Just prior to the Junior World’s, Peter was appointed CEO of Sport NZ, New Zealand’s crown agency responsible for promoting and supporting quality experiences in play, recreation and sport. Again Miskimmin’s of knowledge and connections with Asia would prove invaluable.

"We want all New Zealanders to reap the benefits of being physically active, from physical and mental health, education, to growing communities, community resilience to national pride; all of those come from being physically active."

Over the past twelve years, New Zealand’s ethnic makeup has become more diverse, with those identifying as Asian a rapidly growing group.

Already New Zealand's sport scene is benefitting from this, with growth in badminton, table tennis, basketball and volleyball. Other sports will grow in prominence as New Zealand further embraces trends from Asia.

Sport NZ ‘s role is to address communities that are missing out, and unfortunately many of those are from Asian communities.

"The kiwi diet of rugby league, rugby, netball and cricket is not what they culturally connect to."

Following the Christchurch Mosque attack, two pilot programmes were established to work with the Muslim community to help identify what was appropriate, welcoming and safe to help encourage young Muslims into sport, especially young women.

Miskimmin’s role also saw him accompany New Zealand government delegations to Asia.

"Sport is recognised as a valuable resource when brokering connections across governments."

Miskimmin was part of the 2017 delegation that oversaw the signing of Japanese – New Zealand Sports Accord, its purpose to increase the sharing of knowledge across the two countries.

A second initiative with Japan was the Host City programme for Tokyo 2020 Games. Although that this has not played out as expected, with Covid-19 restricting travel, these agreements are part of the Games legacy plan.

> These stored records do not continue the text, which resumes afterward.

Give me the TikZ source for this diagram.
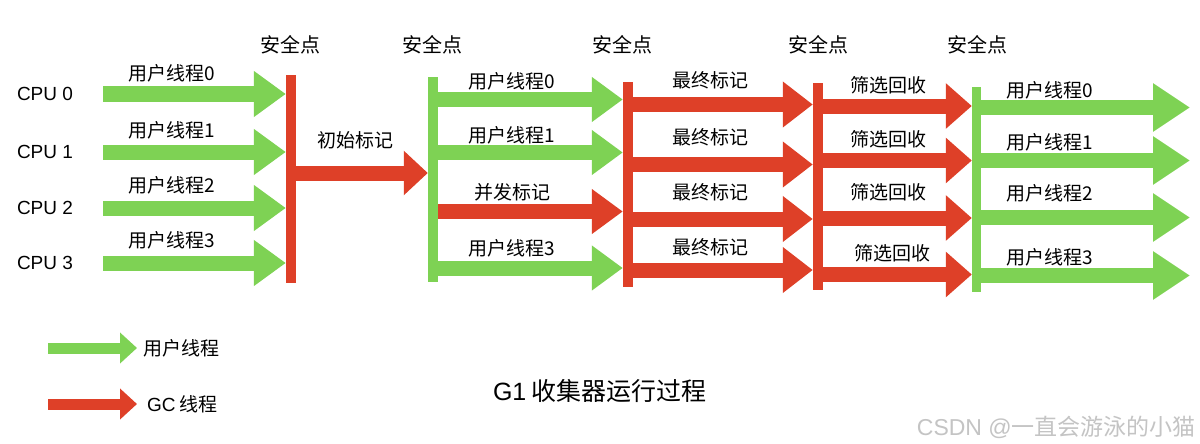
\documentclass[tikz,border=0pt]{standalone}
\usepackage{fontspec}
\setmainfont{Liberation Sans}
\newfontfamily\cjk{Noto Sans CJK SC}
\usetikzlibrary{arrows.meta,positioning}
\definecolor{UserGreen}{RGB}{126,210,84}
\definecolor{GCRed}{RGB}{222,64,40}
\definecolor{MarkGray}{RGB}{196,196,196}
\begin{document}
\begin{tikzpicture}[x=1pt,y=-1pt,every node/.style={font=\cjk\fontsize{19}{22}\selectfont,inner sep=0pt}]
\tikzset{bar/.style={minimum width=10pt,inner sep=0pt},redbar/.style={bar,fill=GCRed},greenbar/.style={bar,fill=UserGreen},
thread/.style={line width=15pt,-{Triangle[length=30pt,width=44pt]}},user/.style={thread,draw=UserGreen},gc/.style={thread,draw=GCRed},
safe/.style={font=\cjk\fontsize{20}{24}\selectfont},cpu/.style={font=\rmfamily\fontsize{19}{22}\selectfont}}
\fill[white] (0,0) rectangle (1200,444);
\useasboundingbox (0,0) rectangle (1200,444);
% safepoint bars
\node[redbar,minimum height=207pt] (sp1) at (291,179) {};
\node[greenbar,minimum height=205pt] (sp2) at (433,179.5) {};
\node[redbar,minimum height=205pt] (sp3) at (628,184.5) {};
\node[redbar,minimum height=207pt] (sp4) at (818,186.5) {};
\node[greenbar,minimum height=205pt,minimum width=9pt] (sp5) at (976.5,189.5) {};
\foreach \x [count=\i] in {290,432,622,818,977}
  \node[safe] (safe\i) at (\x,45) {安全点};
% cpus and user threads before the first safepoint
\foreach \y/\ly [count=\i from 0] in {94/73,152/130,208/185,263/240}{
  \node[cpu] (cpu\i) at (45,\y) {CPU \i};
  \node (ua\i) at (172,\ly) {用户线程\i};
  \coordinate (ra\i) at (103,\y);
  \draw[user,-{Triangle[length=32pt,width=44pt]}] (ra\i) -- (sp1.west |- ra\i);
}
\coordinate (im) at (296,173);
\draw[gc,-{Triangle[length=24pt,width=43pt]}] (im) -- (sp2.west |- im);
\node (init) at (355,140) {初始标记};
% concurrent marking
\foreach \y/\ly/\kind/\txt [count=\i from 0] in {99.5/81/user/用户线程0,152.5/135/user/用户线程1,211.5/192/gc/并发标记,268/248/user/用户线程3}{
  \coordinate (rb\i) at (sp2.east |- 0,\y);
  \draw[\kind,-{Triangle[length=31pt,width=43pt]}] (rb\i) -- (sp3.west |- rb\i);
  \node (cm\i) at (512,\ly) {\txt};
}
% final marking
\foreach \y/\ly [count=\i from 0] in {104.5/80,164.5/137,219/192,270/247}{
  \coordinate (rc\i) at (sp3.east |- 0,\y);
  \draw[gc] (rc\i) -- (sp4.west |- rc\i);
  \node (fm\i) at (710,\ly) {最终标记};
}
% live data counting and evacuation
\foreach \y/\ly/\lx [count=\i from 0] in {106/85/888,160.5/139/888,218/192/888,274.5/253/892}{
  \coordinate (rd\i) at (sp4.east |- 0,\y);
  \draw[gc,-{Triangle[length=26pt,width=44pt]}] (rd\i) -- (sp5.west |- rd\i);
  \node (ev\i) at (\lx,\ly) {筛选回收};
}
% user threads resume
\foreach \y/\ly [count=\i from 0] in {107.5/90,160.5/142,217.5/193,275.5/257}{
  \coordinate (re\i) at (sp5.east |- 0,\y);
  \coordinate (te\i) at (1190,\y);
  \draw[user,-{Triangle[length=37pt,width=46pt]}] (re\i) -- (te\i);
  \node (ub\i) at (1050,\ly) {用户线程\i};
}
% legend
\coordinate (lg1) at (48,348);
\coordinate (lg1e) at (137,348);
\coordinate (lg2) at (48,404);
\coordinate (lg2e) at (137,404);
\draw[user,line width=11pt,-{Triangle[length=17pt,width=30pt]}] (lg1) -- (lg1e);
\draw[gc,line width=11pt,-{Triangle[length=17pt,width=30pt]}] (lg2) -- (lg2e);
\node[font=\cjk\fontsize{19}{24}\selectfont,right=6pt of lg1e] (lgu) {用户线程};
\node[font=\cjk\fontsize{19}{24}\selectfont,right=10pt of lg2e] (lgc) {{\rmfamily GC} 线程};
\node[font=\cjk\fontsize{25}{30}\selectfont] (title) at (600,391) {{\rmfamily G1} 收集器运行过程};
\node[font=\cjk\fontsize{23}{28}\selectfont,text=MarkGray,anchor=east] (mark) at (1196,427) {{\rmfamily CSDN @}一直会游泳的小猫};
\end{tikzpicture}
\end{document}
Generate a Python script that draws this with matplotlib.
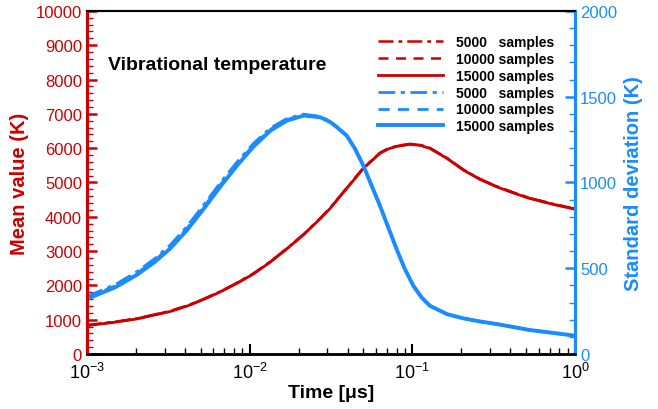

The intention is long-term connection between cities across Japan with national sports bodies globally.

Miskimmin is excited by the number of New Zealand sports (14) that have participated in this initiative and the impact it will have on coaches and athletes in experiencing deeper connections with the Japanese hospitality, culture and people.

While it’s been a busy, at times high pressure, role, Miskimmin says he’s relished the last 12 years as head of Sport NZ.

"As a sports lover, it’s been an absolute privilege to be in a career that is about sport and work for an organisation that has the ability to impact and influence so many people."